— Start —

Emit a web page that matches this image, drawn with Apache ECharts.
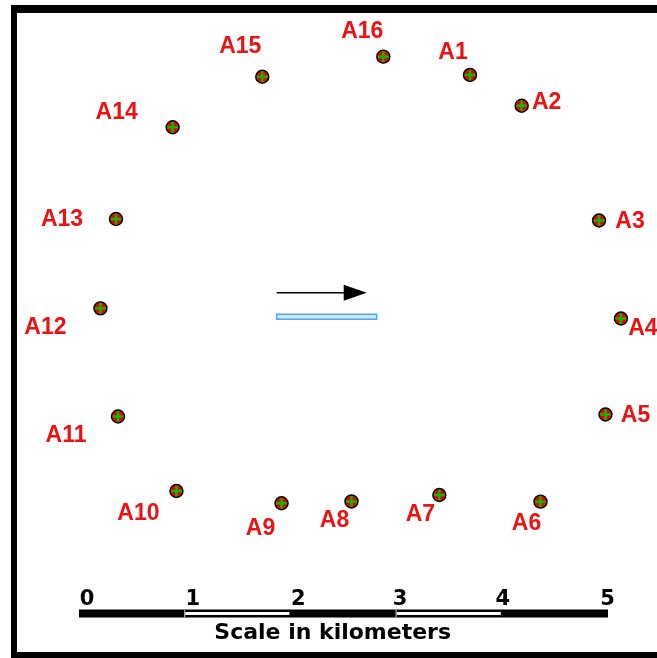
<!DOCTYPE html>
<html>
<head>
<meta charset="utf-8">
<script src="https://cdn.jsdelivr.net/npm/echarts@6/dist/echarts.min.js"></script>
<style>
  html, body { margin: 0; padding: 0; background: #fff; }
  #chart { width: 657px; height: 658px; }
</style>
</head>
<body>
<div id="chart"></div>
<script>
// ---- data (kilometres) ----
const stationNames = ['A1','A2','A3','A4','A5','A6','A7','A8','A9','A10','A11','A12','A13','A14','A15','A16'];
const stationX = [3.699, 4.188, 4.920, 5.127, 4.981, 4.366, 3.409, 2.578, 1.916, 0.922, 0.369, 0.203, 0.350, 0.886, 1.734, 2.879];
const stationY = [5.095, 4.804, 3.718, 2.791, 1.883, 1.058, 1.121, 1.060, 1.043, 1.159, 1.864, 2.887, 3.732, 4.600, 5.078, 5.268];
const scaleTicks = [0, 1, 2, 3, 4, 5];
const scaleSegments = [0, 1, 2, 3, 4];
const arrowStart = [1.870, 3.035];
const arrowEnd = [2.722, 3.035];
const blueBarStart = [1.870, 2.808];
const blueBarEnd = [2.816, 2.808];

// ---- layout (pixels) ----
const K = 105.7; // px per km
const labelOffsets = [[-17,-24],[25,-5],[31,-1],[22,8],[30,-1],[-14,20],[-19,18],[-17,17],[-21,23],[-38,21],[-52,17],[-55,17],[-54,-1],[-56,-17],[-22,-32],[-21,-27]];
const tickLabelShift = [8, 8, 8, 4, 1, 0];

const stations = stationNames.map((n, i) => [stationX[i], stationY[i], i]);

const tickRich = {};
tickLabelShift.forEach((s, i) => {
  tickRich['t' + i] = { fontSize: 21, fontWeight: 'bold', fontFamily: 'DejaVu Sans', color: '#000', padding: [0, 0, 0, 2 * s] };
});

const chart = echarts.init(document.getElementById('chart'), null, { renderer: 'canvas' });

const option = {
  backgroundColor: '#ffffff',
  animation: false,
  grid: { left: 79 - 0.6 * K, width: 6 * K, bottom: 44.5, height: 5.8 * K, containLabel: false },
  xAxis: {
    type: 'value', min: -0.6, max: 5.4,
    axisLine: { show: false }, axisTick: { show: false }, splitLine: { show: false },
    axisLabel: {
      customValues: scaleTicks, inside: true, margin: 3,
      fontSize: 21, fontWeight: 'bold', fontFamily: 'DejaVu Sans', color: '#000',
      formatter: function (v) {
        const i = scaleTicks.indexOf(Math.round(v));
        return '{t' + i + '|' + Math.round(v) + '}';
      },
      rich: tickRich
    },
    name: 'Scale in kilometers', nameLocation: 'middle', nameGap: 9,
    nameTextStyle: { fontSize: 22, fontWeight: 'bold', fontFamily: 'DejaVu Sans', color: '#000' }
  },
  yAxis: { type: 'value', min: 0, max: 5.8, show: false },
  graphic: [
    { type: 'rect', shape: { x: 11, y: 5, width: 646, height: 8 }, style: { fill: '#000' }, z: 100 },
    { type: 'rect', shape: { x: 11, y: 5, width: 6, height: 653 }, style: { fill: '#000' }, z: 100 },
    { type: 'rect', shape: { x: 11, y: 652, width: 646, height: 6 }, style: { fill: '#000' }, z: 100 }
  ],
  series: [
    {
      type: 'custom', name: 'scale', clip: false,
      data: scaleSegments.map(s => [s]),
      renderItem: function (params, api) {
        const s = api.value(0);
        const a = api.coord([s, 0]);
        const b = api.coord([s + 1, 0]);
        const children = [
          { type: 'rect', shape: { x: a[0], y: a[1] - 4, width: b[0] - a[0] + 0.5, height: 8 }, style: { fill: '#000' } }
        ];
        if (s % 2 === 1) {
          children.push({ type: 'rect', shape: { x: a[0] + 0.5, y: a[1] - 1.5, width: b[0] - a[0] - 1.5, height: 3 }, style: { fill: '#fff' } });
          children.push({ type: 'rect', shape: { x: a[0] - 0.5, y: a[1] - 4, width: 1, height: 8 }, style: { fill: '#ccc' } });
        }
        return { type: 'group', children: children };
      }
    },
    {
      type: 'custom', name: 'annotation', clip: false,
      data: [[arrowStart[0], arrowStart[1]]],
      renderItem: function (params, api) {
        const p0 = api.coord(arrowStart);
        const p1 = api.coord(arrowEnd);
        const q0 = api.coord(blueBarStart);
        const q1 = api.coord(blueBarEnd);
        const head = 23, half = 8;
        return {
          type: 'group',
          children: [
            { type: 'line', shape: { x1: p0[0], y1: p0[1], x2: p1[0] - head + 2, y2: p1[1] }, style: { stroke: '#000', lineWidth: 1.5 } },
            { type: 'polygon', shape: { points: [[p1[0], p1[1]], [p1[0] - head, p1[1] - half], [p1[0] - head, p1[1] + half]] }, style: { fill: '#000' } },
            { type: 'rect', shape: { x: q0[0], y: q0[1] - 2.5, width: q1[0] - q0[0], height: 5 }, style: { fill: '#cfe8ff', stroke: '#4aa6ff', lineWidth: 1.5 } }
          ]
        };
      }
    },
    {
      type: 'custom', name: 'stations', clip: false,
      data: stations,
      renderItem: function (params, api) {
        const i = api.value(2);
        const p = api.coord([api.value(0), api.value(1)]);
        const off = labelOffsets[i];
        const r = 6.5, arm = 5.4;
        return {
          type: 'group',
          children: [
            { type: 'circle', shape: { cx: p[0], cy: p[1], r: r }, style: { fill: '#ee0000', stroke: '#000', lineWidth: 1.4 } },
            { type: 'line', shape: { x1: p[0] - arm, y1: p[1], x2: p[0] + arm, y2: p[1] }, style: { stroke: '#00c000', lineWidth: 2.4 } },
            { type: 'line', shape: { x1: p[0], y1: p[1] - arm, x2: p[0], y2: p[1] + arm }, style: { stroke: '#00c000', lineWidth: 2.4 } },
            { type: 'text', x: p[0] + off[0], y: p[1] + off[1] + 2,
              style: { text: stationNames[i], fill: '#ee1111', font: 'bold 23px "Liberation Sans", Arial, sans-serif', align: 'center', verticalAlign: 'middle' } }
          ]
        };
      }
    }
  ]
};
chart.setOption(option);
</script>
</body>
</html>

— End —

■ **The exercise**:
Leave out the pictures and transcribe everything else exactly.

■ **The response**:
Emit a web page that matches this image, drawn with Apache ECharts.
<!DOCTYPE html>
<html>
<head>
<meta charset="utf-8">
<script src="https://cdn.jsdelivr.net/npm/echarts@6/dist/echarts.min.js"></script>
<style>
  html, body { margin: 0; padding: 0; background: #fff; }
  #chart { width: 657px; height: 658px; }
</style>
</head>
<body>
<div id="chart"></div>
<script>
// ---- data (kilometres) ----
const stationNames = ['A1','A2','A3','A4','A5','A6','A7','A8','A9','A10','A11','A12','A13','A14','A15','A16'];
const stationX = [3.699, 4.188, 4.920, 5.127, 4.981, 4.366, 3.409, 2.578, 1.916, 0.922, 0.369, 0.203, 0.350, 0.886, 1.734, 2.879];
const stationY = [5.095, 4.804, 3.718, 2.791, 1.883, 1.058, 1.121, 1.060, 1.043, 1.159, 1.864, 2.887, 3.732, 4.600, 5.078, 5.268];
const scaleTicks = [0, 1, 2, 3, 4, 5];
const scaleSegments = [0, 1, 2, 3, 4];
const arrowStart = [1.870, 3.035];
const arrowEnd = [2.722, 3.035];
const blueBarStart = [1.870, 2.808];
const blueBarEnd = [2.816, 2.808];

// ---- layout (pixels) ----
const K = 105.7; // px per km
const labelOffsets = [[-17,-24],[25,-5],[31,-1],[22,8],[30,-1],[-14,20],[-19,18],[-17,17],[-21,23],[-38,21],[-52,17],[-55,17],[-54,-1],[-56,-17],[-22,-32],[-21,-27]];
const tickLabelShift = [8, 8, 8, 4, 1, 0];

const stations = stationNames.map((n, i) => [stationX[i], stationY[i], i]);

const tickRich = {};
tickLabelShift.forEach((s, i) => {
  tickRich['t' + i] = { fontSize: 21, fontWeight: 'bold', fontFamily: 'DejaVu Sans', color: '#000', padding: [0, 0, 0, 2 * s] };
});

const chart = echarts.init(document.getElementById('chart'), null, { renderer: 'canvas' });

const option = {
  backgroundColor: '#ffffff',
  animation: false,
  grid: { left: 79 - 0.6 * K, width: 6 * K, bottom: 44.5, height: 5.8 * K, containLabel: false },
  xAxis: {
    type: 'value', min: -0.6, max: 5.4,
    axisLine: { show: false }, axisTick: { show: false }, splitLine: { show: false },
    axisLabel: {
      customValues: scaleTicks, inside: true, margin: 3,
      fontSize: 21, fontWeight: 'bold', fontFamily: 'DejaVu Sans', color: '#000',
      formatter: function (v) {
        const i = scaleTicks.indexOf(Math.round(v));
        return '{t' + i + '|' + Math.round(v) + '}';
      },
      rich: tickRich
    },
    name: 'Scale in kilometers', nameLocation: 'middle', nameGap: 9,
    nameTextStyle: { fontSize: 22, fontWeight: 'bold', fontFamily: 'DejaVu Sans', color: '#000' }
  },
  yAxis: { type: 'value', min: 0, max: 5.8, show: false },
  graphic: [
    { type: 'rect', shape: { x: 11, y: 5, width: 646, height: 8 }, style: { fill: '#000' }, z: 100 },
    { type: 'rect', shape: { x: 11, y: 5, width: 6, height: 653 }, style: { fill: '#000' }, z: 100 },
    { type: 'rect', shape: { x: 11, y: 652, width: 646, height: 6 }, style: { fill: '#000' }, z: 100 }
  ],
  series: [
    {
      type: 'custom', name: 'scale', clip: false,
      data: scaleSegments.map(s => [s]),
      renderItem: function (params, api) {
        const s = api.value(0);
        const a = api.coord([s, 0]);
        const b = api.coord([s + 1, 0]);
        const children = [
          { type: 'rect', shape: { x: a[0], y: a[1] - 4, width: b[0] - a[0] + 0.5, height: 8 }, style: { fill: '#000' } }
        ];
        if (s % 2 === 1) {
          children.push({ type: 'rect', shape: { x: a[0] + 0.5, y: a[1] - 1.5, width: b[0] - a[0] - 1.5, height: 3 }, style: { fill: '#fff' } });
          children.push({ type: 'rect', shape: { x: a[0] - 0.5, y: a[1] - 4, width: 1, height: 8 }, style: { fill: '#ccc' } });
        }
        return { type: 'group', children: children };
      }
    },
    {
      type: 'custom', name: 'annotation', clip: false,
      data: [[arrowStart[0], arrowStart[1]]],
      renderItem: function (params, api) {
        const p0 = api.coord(arrowStart);
        const p1 = api.coord(arrowEnd);
        const q0 = api.coord(blueBarStart);
        const q1 = api.coord(blueBarEnd);
        const head = 23, half = 8;
        return {
          type: 'group',
          children: [
            { type: 'line', shape: { x1: p0[0], y1: p0[1], x2: p1[0] - head + 2, y2: p1[1] }, style: { stroke: '#000', lineWidth: 1.5 } },
            { type: 'polygon', shape: { points: [[p1[0], p1[1]], [p1[0] - head, p1[1] - half], [p1[0] - head, p1[1] + half]] }, style: { fill: '#000' } },
            { type: 'rect', shape: { x: q0[0], y: q0[1] - 2.5, width: q1[0] - q0[0], height: 5 }, style: { fill: '#cfe8ff', stroke: '#4aa6ff', lineWidth: 1.5 } }
          ]
        };
      }
    },
    {
      type: 'custom', name: 'stations', clip: false,
      data: stations,
      renderItem: function (params, api) {
        const i = api.value(2);
        const p = api.coord([api.value(0), api.value(1)]);
        const off = labelOffsets[i];
        const r = 6.5, arm = 5.4;
        return {
          type: 'group',
          children: [
            { type: 'circle', shape: { cx: p[0], cy: p[1], r: r }, style: { fill: '#ee0000', stroke: '#000', lineWidth: 1.4 } },
            { type: 'line', shape: { x1: p[0] - arm, y1: p[1], x2: p[0] + arm, y2: p[1] }, style: { stroke: '#00c000', lineWidth: 2.4 } },
            { type: 'line', shape: { x1: p[0], y1: p[1] - arm, x2: p[0], y2: p[1] + arm }, style: { stroke: '#00c000', lineWidth: 2.4 } },
            { type: 'text', x: p[0] + off[0], y: p[1] + off[1] + 2,
              style: { text: stationNames[i], fill: '#ee1111', font: 'bold 23px "Liberation Sans", Arial, sans-serif', align: 'center', verticalAlign: 'middle' } }
          ]
        };
      }
    }
  ]
};
chart.setOption(option);
</script>
</body>
</html>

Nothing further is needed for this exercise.